> _Work to complete_
Return all the data below as it stands, minus the pictures.

# # #

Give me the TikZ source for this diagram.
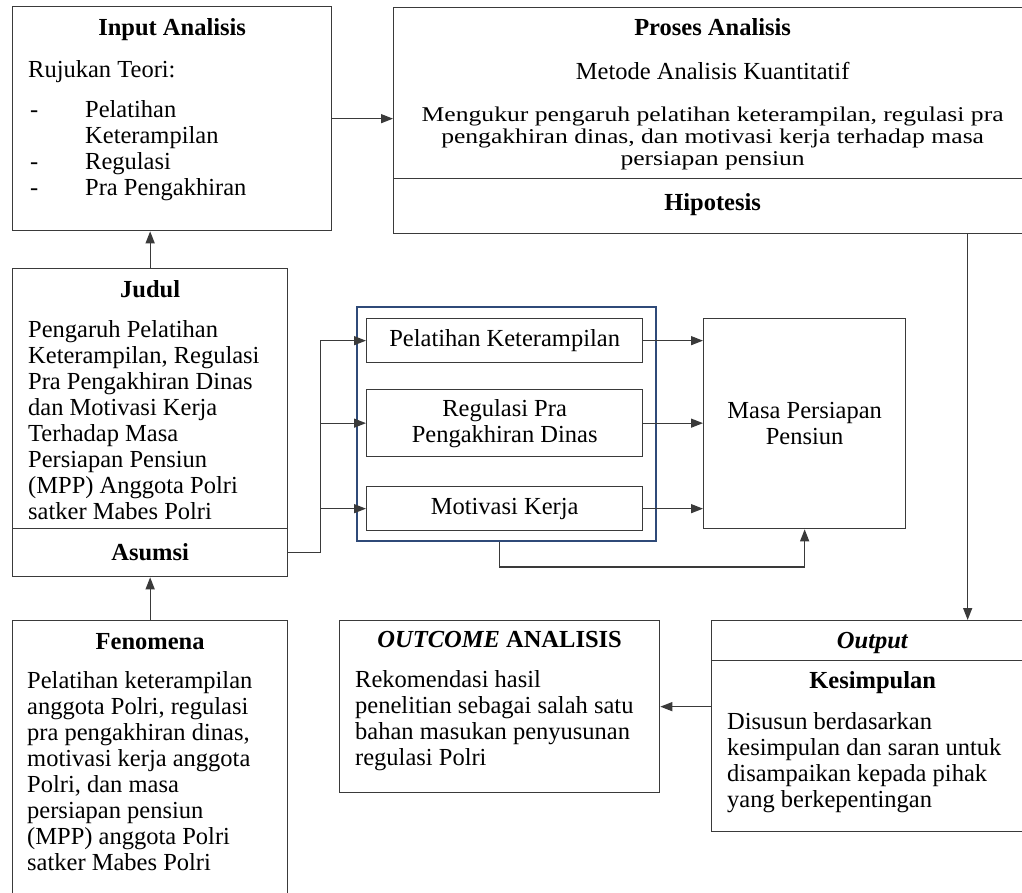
\documentclass[tikz,border=0pt]{standalone}
\usepackage{fontspec}
\setmainfont{Liberation Serif}
\newfontfamily\widefont[FakeStretch=1.22]{Liberation Serif}
\usetikzlibrary{arrows.meta, positioning}
\definecolor{boxline}{HTML}{3A3A3A}
\definecolor{navy}{HTML}{2F4A78}
\newcommand\tightlines{\widefont\fontsize{21}{21.8}\selectfont}

\begin{document}
\begin{tikzpicture}[
    x=1pt, y=-1pt,
    box/.style={rectangle, draw=boxline, line width=1.3pt, fill=white,
                inner sep=0pt, anchor=north west, align=center,
                font=\fontsize{24.5}{26}\selectfont},
    varbox/.style={rectangle, draw=navy, line width=2pt, inner sep=0pt,
                   anchor=north west},
    head/.style={inner sep=0pt, text height=17pt, text depth=6pt,
                 font=\fontsize{24.5}{26}\selectfont\bfseries},
    body/.style={inner sep=0pt, align=left,
                 font=\fontsize{24.5}{26}\selectfont},
    bodyc/.style={body, align=center},
    link/.style={-{Triangle[length=12pt, width=9pt]}, line width=1.3pt, draw=boxline},
]
\useasboundingbox (0,0) rectangle (1022,892);
\clip (0,0) rectangle (1022,892);

% Input analisis
\node[box, minimum width=319pt, minimum height=224pt] (input) at (12,6) {};
\node[head, below=12pt of input.north] (inputhd) {Input Analisis};
\node[body, below right=54pt and 16pt of input.north west] (rujukan) {Rujukan Teori:};
\node[body, below right=94pt and 18pt of input.north west] (teori)
     {\makebox[55pt][l]{-}Pelatihan\\ \hspace*{55pt}Keterampilan\\
      \makebox[55pt][l]{-}Regulasi\\ \makebox[55pt][l]{-}Pra Pengakhiran};

% Proses analisis + hipotesis
\node[box, minimum width=638pt, minimum height=171pt] (proses) at (393,7) {};
\node[head, below=11pt of proses.north] (proseshd) {Proses Analisis};
\node[bodyc, below=55pt of proses.north] (metode) {Metode Analisis Kuantitatif};
\node[bodyc, below=100pt of proses.north, font=\tightlines] (ukur)
     {Mengukur pengaruh pelatihan keterampilan, regulasi pra\\
      pengakhiran dinas, dan motivasi kerja terhadap masa\\
      persiapan pensiun};
\node[box, minimum width=638pt, minimum height=55pt] (hipotesis) at (393,178) {};
\node[head, below=15pt of hipotesis.north] (hipotesishd) {Hipotesis};

% Judul + asumsi
\node[box, minimum width=275pt, minimum height=260pt] (judul) at (12,268) {};
\node[head, below=12pt of judul.north] (judulhd) {Judul};
\node[body, below right=52pt and 16pt of judul.north west] (judultxt)
     {Pengaruh Pelatihan\\ Keterampilan, Regulasi\\ Pra Pengakhiran Dinas\\
      dan Motivasi Kerja\\ Terhadap Masa\\ Persiapan Pensiun\\
      (MPP) Anggota Polri\\ satker Mabes Polri};
\node[box, minimum width=275pt, minimum height=48pt] (asumsi) at (12,528) {};
\node[head, below=15pt of asumsi.north] (asumsihd) {Asumsi};

% Fenomena
\node[box, minimum width=275pt, minimum height=300pt] (fenomena) at (12,620) {};
\node[head, below=12pt of fenomena.north] (fenomenahd) {Fenomena};
\node[body, below right=51pt and 15pt of fenomena.north west] (fenomenatxt)
     {Pelatihan keterampilan\\ anggota Polri, regulasi\\ pra pengakhiran dinas,\\
      motivasi kerja anggota\\ Polri, dan masa\\ persiapan pensiun\\
      (MPP) anggota Polri\\ satker Mabes Polri};

% Variabel
\node[varbox, minimum width=299pt, minimum height=234pt] (variabel) at (356,306) {};
\node[box, minimum width=276pt, minimum height=44pt] (pelatihan) at (366,318) {Pelatihan Keterampilan};
\node[box, minimum width=276pt, minimum height=67pt] (regulasi) at (366,389) {Regulasi Pra\\ Pengakhiran Dinas};
\node[box, minimum width=276pt, minimum height=44pt] (motivasi) at (366,486) {Motivasi Kerja};
\node[box, minimum width=202pt, minimum height=210pt] (masa) at (703,318) {Masa Persiapan\\ Pensiun};

% Outcome + output
\node[box, minimum width=320pt, minimum height=172pt] (outcome) at (339,620) {};
\node[head, below=10pt of outcome.north] (outcomehd) {\textit{OUTCOME} ANALISIS};
\node[body, below right=50pt and 16pt of outcome.north west] (outcometxt)
     {Rekomendasi hasil\\ penelitian sebagai salah satu\\
      bahan masukan penyusunan\\ regulasi Polri};
\node[box, minimum width=322pt, minimum height=40pt] (output) at (711,620) {};
\node[head, below=11pt of output.north] (outputhd) {\textit{Output}};
\node[box, minimum width=322pt, minimum height=171pt] (kesimpulan) at (711,660) {};
\node[head, below=11pt of kesimpulan.north] (kesimpulanhd) {Kesimpulan};
\node[body, below right=52pt and 16pt of kesimpulan.north west] (kesimpulantxt)
     {Disusun berdasarkan\\ kesimpulan dan saran untuk\\
      disampaikan kepada pihak\\ yang berkepentingan};

% Connectors
\coordinate (split) at ([xshift=32pt]asumsi.east);
\draw[link] (input.east) -- (input.east -| proses.west);
\draw[link] (judul.north) -- (input.south -| judul.north);
\draw[link] (fenomena.north) -- (asumsi.south -| fenomena.north);
\draw[line width=1.3pt, draw=boxline] (asumsi.east) -- (split);
\draw[link] (split) |- (pelatihan.west);
\draw[link] (split) |- (regulasi.west);
\draw[link] (split) |- (motivasi.west);
\draw[link] (pelatihan.east) -- (pelatihan.east -| masa.west);
\draw[link] (regulasi.east) -- (regulasi.east -| masa.west);
\draw[link] (motivasi.east) -- (motivasi.east -| masa.west);
\draw[link] ([xshift=-7pt]variabel.south) -- ++(0,25) -| (masa.south);
\draw[link] ([xshift=255pt]hipotesis.south) -- ([xshift=255pt]hipotesis.south |- output.north);
\draw[link] (kesimpulan.west |- outcome.east) -- (outcome.east);

\end{tikzpicture}
\end{document}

# # #

> _Output below_
Give me the TikZ source for this diagram.
\documentclass[tikz,border=0pt]{standalone}
\usepackage{fontspec}
\setmainfont{Liberation Serif}
\newfontfamily\widefont[FakeStretch=1.22]{Liberation Serif}
\usetikzlibrary{arrows.meta, positioning}
\definecolor{boxline}{HTML}{3A3A3A}
\definecolor{navy}{HTML}{2F4A78}
\newcommand\tightlines{\widefont\fontsize{21}{21.8}\selectfont}

\begin{document}
\begin{tikzpicture}[
    x=1pt, y=-1pt,
    box/.style={rectangle, draw=boxline, line width=1.3pt, fill=white,
                inner sep=0pt, anchor=north west, align=center,
                font=\fontsize{24.5}{26}\selectfont},
    varbox/.style={rectangle, draw=navy, line width=2pt, inner sep=0pt,
                   anchor=north west},
    head/.style={inner sep=0pt, text height=17pt, text depth=6pt,
                 font=\fontsize{24.5}{26}\selectfont\bfseries},
    body/.style={inner sep=0pt, align=left,
                 font=\fontsize{24.5}{26}\selectfont},
    bodyc/.style={body, align=center},
    link/.style={-{Triangle[length=12pt, width=9pt]}, line width=1.3pt, draw=boxline},
]
\useasboundingbox (0,0) rectangle (1022,892);
\clip (0,0) rectangle (1022,892);

% Input analisis
\node[box, minimum width=319pt, minimum height=224pt] (input) at (12,6) {};
\node[head, below=12pt of input.north] (inputhd) {Input Analisis};
\node[body, below right=54pt and 16pt of input.north west] (rujukan) {Rujukan Teori:};
\node[body, below right=94pt and 18pt of input.north west] (teori)
     {\makebox[55pt][l]{-}Pelatihan\\ \hspace*{55pt}Keterampilan\\
      \makebox[55pt][l]{-}Regulasi\\ \makebox[55pt][l]{-}Pra Pengakhiran};

% Proses analisis + hipotesis
\node[box, minimum width=638pt, minimum height=171pt] (proses) at (393,7) {};
\node[head, below=11pt of proses.north] (proseshd) {Proses Analisis};
\node[bodyc, below=55pt of proses.north] (metode) {Metode Analisis Kuantitatif};
\node[bodyc, below=100pt of proses.north, font=\tightlines] (ukur)
     {Mengukur pengaruh pelatihan keterampilan, regulasi pra\\
      pengakhiran dinas, dan motivasi kerja terhadap masa\\
      persiapan pensiun};
\node[box, minimum width=638pt, minimum height=55pt] (hipotesis) at (393,178) {};
\node[head, below=15pt of hipotesis.north] (hipotesishd) {Hipotesis};

% Judul + asumsi
\node[box, minimum width=275pt, minimum height=260pt] (judul) at (12,268) {};
\node[head, below=12pt of judul.north] (judulhd) {Judul};
\node[body, below right=52pt and 16pt of judul.north west] (judultxt)
     {Pengaruh Pelatihan\\ Keterampilan, Regulasi\\ Pra Pengakhiran Dinas\\
      dan Motivasi Kerja\\ Terhadap Masa\\ Persiapan Pensiun\\
      (MPP) Anggota Polri\\ satker Mabes Polri};
\node[box, minimum width=275pt, minimum height=48pt] (asumsi) at (12,528) {};
\node[head, below=15pt of asumsi.north] (asumsihd) {Asumsi};

% Fenomena
\node[box, minimum width=275pt, minimum height=300pt] (fenomena) at (12,620) {};
\node[head, below=12pt of fenomena.north] (fenomenahd) {Fenomena};
\node[body, below right=51pt and 15pt of fenomena.north west] (fenomenatxt)
     {Pelatihan keterampilan\\ anggota Polri, regulasi\\ pra pengakhiran dinas,\\
      motivasi kerja anggota\\ Polri, dan masa\\ persiapan pensiun\\
      (MPP) anggota Polri\\ satker Mabes Polri};

% Variabel
\node[varbox, minimum width=299pt, minimum height=234pt] (variabel) at (356,306) {};
\node[box, minimum width=276pt, minimum height=44pt] (pelatihan) at (366,318) {Pelatihan Keterampilan};
\node[box, minimum width=276pt, minimum height=67pt] (regulasi) at (366,389) {Regulasi Pra\\ Pengakhiran Dinas};
\node[box, minimum width=276pt, minimum height=44pt] (motivasi) at (366,486) {Motivasi Kerja};
\node[box, minimum width=202pt, minimum height=210pt] (masa) at (703,318) {Masa Persiapan\\ Pensiun};

% Outcome + output
\node[box, minimum width=320pt, minimum height=172pt] (outcome) at (339,620) {};
\node[head, below=10pt of outcome.north] (outcomehd) {\textit{OUTCOME} ANALISIS};
\node[body, below right=50pt and 16pt of outcome.north west] (outcometxt)
     {Rekomendasi hasil\\ penelitian sebagai salah satu\\
      bahan masukan penyusunan\\ regulasi Polri};
\node[box, minimum width=322pt, minimum height=40pt] (output) at (711,620) {};
\node[head, below=11pt of output.north] (outputhd) {\textit{Output}};
\node[box, minimum width=322pt, minimum height=171pt] (kesimpulan) at (711,660) {};
\node[head, below=11pt of kesimpulan.north] (kesimpulanhd) {Kesimpulan};
\node[body, below right=52pt and 16pt of kesimpulan.north west] (kesimpulantxt)
     {Disusun berdasarkan\\ kesimpulan dan saran untuk\\
      disampaikan kepada pihak\\ yang berkepentingan};

% Connectors
\coordinate (split) at ([xshift=32pt]asumsi.east);
\draw[link] (input.east) -- (input.east -| proses.west);
\draw[link] (judul.north) -- (input.south -| judul.north);
\draw[link] (fenomena.north) -- (asumsi.south -| fenomena.north);
\draw[line width=1.3pt, draw=boxline] (asumsi.east) -- (split);
\draw[link] (split) |- (pelatihan.west);
\draw[link] (split) |- (regulasi.west);
\draw[link] (split) |- (motivasi.west);
\draw[link] (pelatihan.east) -- (pelatihan.east -| masa.west);
\draw[link] (regulasi.east) -- (regulasi.east -| masa.west);
\draw[link] (motivasi.east) -- (motivasi.east -| masa.west);
\draw[link] ([xshift=-7pt]variabel.south) -- ++(0,25) -| (masa.south);
\draw[link] ([xshift=255pt]hipotesis.south) -- ([xshift=255pt]hipotesis.south |- output.north);
\draw[link] (kesimpulan.west |- outcome.east) -- (outcome.east);

\end{tikzpicture}
\end{document}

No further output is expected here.